In the weeks after the storm, even before the power was back, Mr. Anderson opened his club for what he called French Quarter Town Hall meetings. The weekly gatherings, which at first offered little more than camaraderie by candlelight and warm beer, evolved into a de facto government for a part of New Orleans that had experienced little flooding but could not begin cleanup and rebuilding because of the city’s overall paralysis.
So it is especially poignant that the Andersons have now decided to leave. But their story is not unique: many in this city are suffering the same continuing loss and strain that led these two to their decision.
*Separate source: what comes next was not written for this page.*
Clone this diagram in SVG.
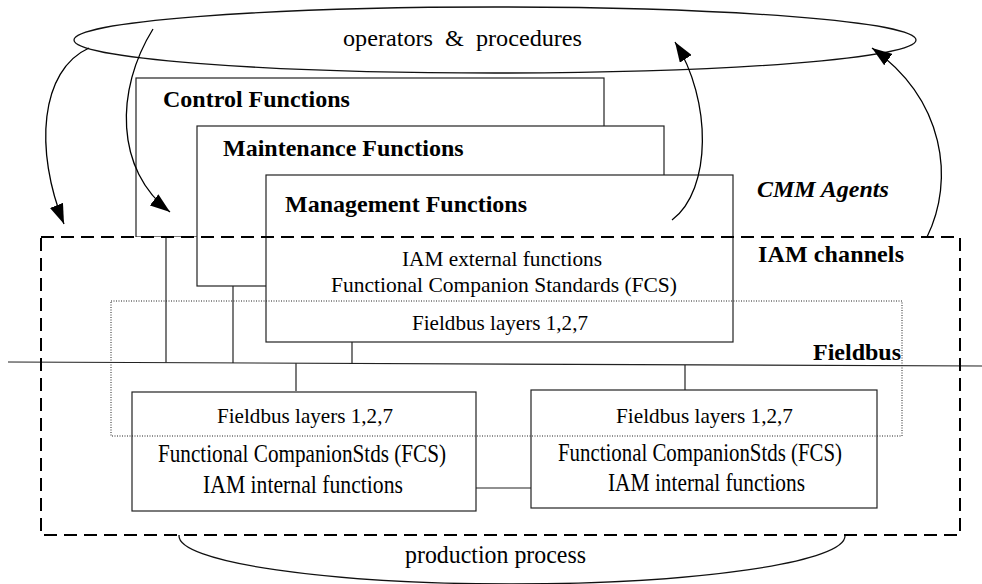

So their departure raises the question of whether others who can afford to leave, those who have not sunk every penny into a now-moldy house or a devastated store, will also move on.
One reason they were leaving, they said, was that the tourists were few and even fewer were coming to see “Wise Guy,” Mr. Anderson’s engaging one-man show at Oswald’s. “I had more people in my car last night,” he said to his piano player during a performance in May.
Mr. Anderson said friends and relatives from out of town are happy to hear that they are moving. “It’s been a universal response from people who aren’t here,” he said.
Their New Orleans friends, too, have been supportive, Ms. Anderson said, and no one has expressed hostility. “I feel a little bit better now because I feel something is going to happen,” Ms. Anderson said. “I’m glad we tried to stay, but I don’t want to be the person I will be if I stay here.”